It’s double bill central in Scotland at the moment, and this week saw two in Dundee. Strathmartine wasn’t a by-election I’d have anticipated arising, at least not from the specific councillor involved. In fact the SNP’s John Alexander wasn’t simply a councillor, but the Council Leader, and someone I’d thought was likely to be a bit of a rising star in the SNP given his relative youth and prominent role. Yet, perhaps reflecting somewhat on the reality of the SNP as a party on a downward swing, he was off for pastures new and a better family-work balance.

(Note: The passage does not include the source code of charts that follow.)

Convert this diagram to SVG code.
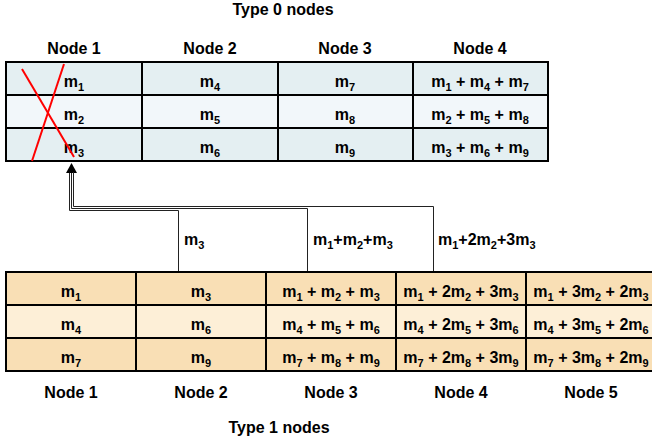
<svg xmlns="http://www.w3.org/2000/svg" width="652" height="445" viewBox="0 0 652 445">
<style>
text{font-family:"Liberation Sans",Arial,sans-serif;font-weight:bold;font-size:16px;fill:#000}
.c{text-anchor:middle}
.s{font-size:11px}
.b1{fill:#e4eff2;stroke:#000;stroke-width:2}
.b2{fill:#f2f7fa;stroke:#000;stroke-width:2}
.o1{fill:#f9dfb5;stroke:#000;stroke-width:2}
.o2{fill:#fdefd7;stroke:#000;stroke-width:2}
.cn{fill:none;stroke:#222;stroke-width:1}
.x{stroke:#ff0000;stroke-width:2}
</style>
<defs>
<marker id="ah" markerWidth="10" markerHeight="11" refX="0" refY="5.5" orient="auto" markerUnits="userSpaceOnUse" viewBox="0 0 10 11">
<path d="M0,0 L10,5.5 L0,11 Z" fill="#000"/>
</marker>
</defs>
<text class="c" x="283" y="15">Type 0 nodes</text>
<text class="c" x="279" y="433">Type 1 nodes</text>

<g id="t0-node1">
<text class="c" x="74" y="54">Node 1</text>
<rect class="b1" x="6" y="62" width="136" height="33"/>
<rect class="b2" x="6" y="95" width="136" height="33"/>
<rect class="b1" x="6" y="128" width="136" height="33"/>
<text class="c" x="74" y="87">m<tspan class="s" dy="4">1</tspan></text>
<text class="c" x="74" y="120">m<tspan class="s" dy="4">2</tspan></text>
<text class="c" x="74" y="153">m<tspan class="s" dy="4">3</tspan></text>
<line class="x" x1="22" y1="69" x2="74" y2="157"/>
<line class="x" x1="64" y1="64" x2="32" y2="161"/>
</g>
<g id="t0-node2">
<text class="c" x="210" y="54">Node 2</text>
<rect class="b1" x="142" y="62" width="136" height="33"/>
<rect class="b2" x="142" y="95" width="136" height="33"/>
<rect class="b1" x="142" y="128" width="136" height="33"/>
<text class="c" x="210" y="87">m<tspan class="s" dy="4">4</tspan></text>
<text class="c" x="210" y="120">m<tspan class="s" dy="4">5</tspan></text>
<text class="c" x="210" y="153">m<tspan class="s" dy="4">6</tspan></text>
</g>
<g id="t0-node3">
<text class="c" x="345" y="54">Node 3</text>
<rect class="b1" x="278" y="62" width="135" height="33"/>
<rect class="b2" x="278" y="95" width="135" height="33"/>
<rect class="b1" x="278" y="128" width="135" height="33"/>
<text class="c" x="345" y="87">m<tspan class="s" dy="4">7</tspan></text>
<text class="c" x="345" y="120">m<tspan class="s" dy="4">8</tspan></text>
<text class="c" x="345" y="153">m<tspan class="s" dy="4">9</tspan></text>
</g>
<g id="t0-node4">
<text class="c" x="480" y="54">Node 4</text>
<rect class="b1" x="413" y="62" width="135" height="33"/>
<rect class="b2" x="413" y="95" width="135" height="33"/>
<rect class="b1" x="413" y="128" width="135" height="33"/>
<text class="c" x="480" y="87">m<tspan class="s" dy="4">1</tspan><tspan dy="-4"> + m</tspan><tspan class="s" dy="4">4</tspan><tspan dy="-4"> + m</tspan><tspan class="s" dy="4">7</tspan></text>
<text class="c" x="480" y="120">m<tspan class="s" dy="4">2</tspan><tspan dy="-4"> + m</tspan><tspan class="s" dy="4">5</tspan><tspan dy="-4"> + m</tspan><tspan class="s" dy="4">8</tspan></text>
<text class="c" x="480" y="153">m<tspan class="s" dy="4">3</tspan><tspan dy="-4"> + m</tspan><tspan class="s" dy="4">6</tspan><tspan dy="-4"> + m</tspan><tspan class="s" dy="4">9</tspan></text>
</g>

<g id="connectors">
<polyline class="cn" points="178.5,272 178.5,210.5 69.5,210.5 69.5,172"/>
<polyline class="cn" points="307.5,272 307.5,208.5 71.5,208.5 71.5,173" marker-end="url(#ah)"/>
<polyline class="cn" points="433.5,272 433.5,206.5 73.5,206.5 73.5,172"/>
<text x="184" y="245">m<tspan class="s" dy="4">3</tspan></text>
<text x="313" y="245">m<tspan class="s" dy="4">1</tspan><tspan dy="-4">+m</tspan><tspan class="s" dy="4">2</tspan><tspan dy="-4">+m</tspan><tspan class="s" dy="4">3</tspan></text>
<text x="438" y="245">m<tspan class="s" dy="4">1</tspan><tspan dy="-4">+2m</tspan><tspan class="s" dy="4">2</tspan><tspan dy="-4">+3m</tspan><tspan class="s" dy="4">3</tspan></text>
</g>

<g id="t1-node1">
<rect class="o1" x="6" y="272" width="130" height="33"/>
<rect class="o2" x="6" y="305" width="130" height="33"/>
<rect class="o1" x="6" y="338" width="130" height="33"/>
<text class="c" x="71" y="297">m<tspan class="s" dy="4">1</tspan></text>
<text class="c" x="71" y="330">m<tspan class="s" dy="4">4</tspan></text>
<text class="c" x="71" y="363">m<tspan class="s" dy="4">7</tspan></text>
<text class="c" x="71" y="398">Node 1</text>
</g>
<g id="t1-node2">
<rect class="o1" x="136" y="272" width="130" height="33"/>
<rect class="o2" x="136" y="305" width="130" height="33"/>
<rect class="o1" x="136" y="338" width="130" height="33"/>
<text class="c" x="201" y="297">m<tspan class="s" dy="4">3</tspan></text>
<text class="c" x="201" y="330">m<tspan class="s" dy="4">6</tspan></text>
<text class="c" x="201" y="363">m<tspan class="s" dy="4">9</tspan></text>
<text class="c" x="201" y="398">Node 2</text>
</g>
<g id="t1-node3">
<rect class="o1" x="266" y="272" width="130" height="33"/>
<rect class="o2" x="266" y="305" width="130" height="33"/>
<rect class="o1" x="266" y="338" width="130" height="33"/>
<text class="c" x="331" y="297">m<tspan class="s" dy="4">1</tspan><tspan dy="-4"> + m</tspan><tspan class="s" dy="4">2</tspan><tspan dy="-4"> + m</tspan><tspan class="s" dy="4">3</tspan></text>
<text class="c" x="331" y="330">m<tspan class="s" dy="4">4</tspan><tspan dy="-4"> + m</tspan><tspan class="s" dy="4">5</tspan><tspan dy="-4"> + m</tspan><tspan class="s" dy="4">6</tspan></text>
<text class="c" x="331" y="363">m<tspan class="s" dy="4">7</tspan><tspan dy="-4"> + m</tspan><tspan class="s" dy="4">8</tspan><tspan dy="-4"> + m</tspan><tspan class="s" dy="4">9</tspan></text>
<text class="c" x="331" y="398">Node 3</text>
</g>
<g id="t1-node4">
<rect class="o1" x="396" y="272" width="130" height="33"/>
<rect class="o2" x="396" y="305" width="130" height="33"/>
<rect class="o1" x="396" y="338" width="130" height="33"/>
<text class="c" x="461" y="297">m<tspan class="s" dy="4">1</tspan><tspan dy="-4"> + 2m</tspan><tspan class="s" dy="4">2</tspan><tspan dy="-4"> + 3m</tspan><tspan class="s" dy="4">3</tspan></text>
<text class="c" x="461" y="330">m<tspan class="s" dy="4">4</tspan><tspan dy="-4"> + 2m</tspan><tspan class="s" dy="4">5</tspan><tspan dy="-4"> + 3m</tspan><tspan class="s" dy="4">6</tspan></text>
<text class="c" x="461" y="363">m<tspan class="s" dy="4">7</tspan><tspan dy="-4"> + 2m</tspan><tspan class="s" dy="4">8</tspan><tspan dy="-4"> + 3m</tspan><tspan class="s" dy="4">9</tspan></text>
<text class="c" x="461" y="398">Node 4</text>
</g>
<g id="t1-node5">
<rect class="o1" x="526" y="272" width="130" height="33"/>
<rect class="o2" x="526" y="305" width="130" height="33"/>
<rect class="o1" x="526" y="338" width="130" height="33"/>
<text class="c" x="591" y="297">m<tspan class="s" dy="4">1</tspan><tspan dy="-4"> + 3m</tspan><tspan class="s" dy="4">2</tspan><tspan dy="-4"> + 2m</tspan><tspan class="s" dy="4">3</tspan></text>
<text class="c" x="591" y="330">m<tspan class="s" dy="4">4</tspan><tspan dy="-4"> + 3m</tspan><tspan class="s" dy="4">5</tspan><tspan dy="-4"> + 2m</tspan><tspan class="s" dy="4">6</tspan></text>
<text class="c" x="591" y="363">m<tspan class="s" dy="4">7</tspan><tspan dy="-4"> + 3m</tspan><tspan class="s" dy="4">8</tspan><tspan dy="-4"> + 2m</tspan><tspan class="s" dy="4">9</tspan></text>
<text class="c" x="591" y="398">Node 5</text>
</g>
</svg>
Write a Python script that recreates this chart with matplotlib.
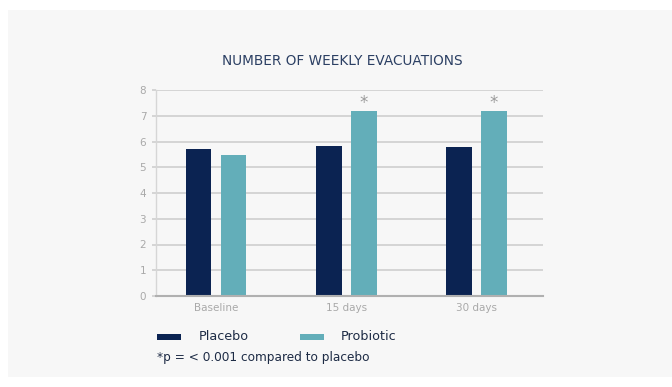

Previewing this, I’d noted the vital importance of this one for the SNP to retain their majority on the council – the only single-party majority currently existing in Scotland thanks to the combination of STV and the collapse of the Labour administration in West Dunbartonshire. With the SNP’s lead in 2022 being much wider than Lochee on the same day, but still well within the massive swing that took the Dundee Central seat from a roughly 33% to just a 2% SNP lead in July, I thought this might be leaning Labour.

Headline Results

Councillors and Key Stats

1 Councillor Elected:
🟡SNP: Jimmy Black
Change vs 2022 (notional): SNP Hold
Change vs vacating: SNP Hold
Turnout: 22.3% (-17.8)
Electorate: 15403
Valid: 3391 (98.8%)
Spoiled: 41 (1.2%)
Quota: 1696
3 Continuing Councillors:
🔴Labour: Kevin Keenan
🟡SNP: Stewart Hunter
🟠Lib Dem: Daniel Coleman

Candidates

🔵Conservative: Naveed Ali
🟢Green: Callum Baird
🟡SNP: Jimmy Black
🟠Lib Dem: Jenny Blain
🟤TUSC: Donald MacLeod
🔴Labour: Richard McCready

First Preferences

Note: In 2022, Alba won 1.8% and the Scottish Family Party 1.4% of the vote.

First Preference History

Well, Dundee proved quite the surprise overall, but we’ll get onto that. Looking purely at first preferences, the SNP did indeed lose a big chunk of their vote, slipping to their second worst result yet. However, the biggest beneficiaries weren’t Labour, but the Lib Dems, who won easily their best share in the ward thus far. I’m not surprised at all to see the Lib Dems doing well here, but I thought Labour would see a lot more growth than they did, and certainly didn’t expect to see them pipped for second place by just one vote. Yet with barely more than 8% between the SNP and their closest competitors and a bunch of transfers from smaller parties, there was no way to be sure of the winner based purely on these figures, though I’d have expected it to come from the Pro-Union side…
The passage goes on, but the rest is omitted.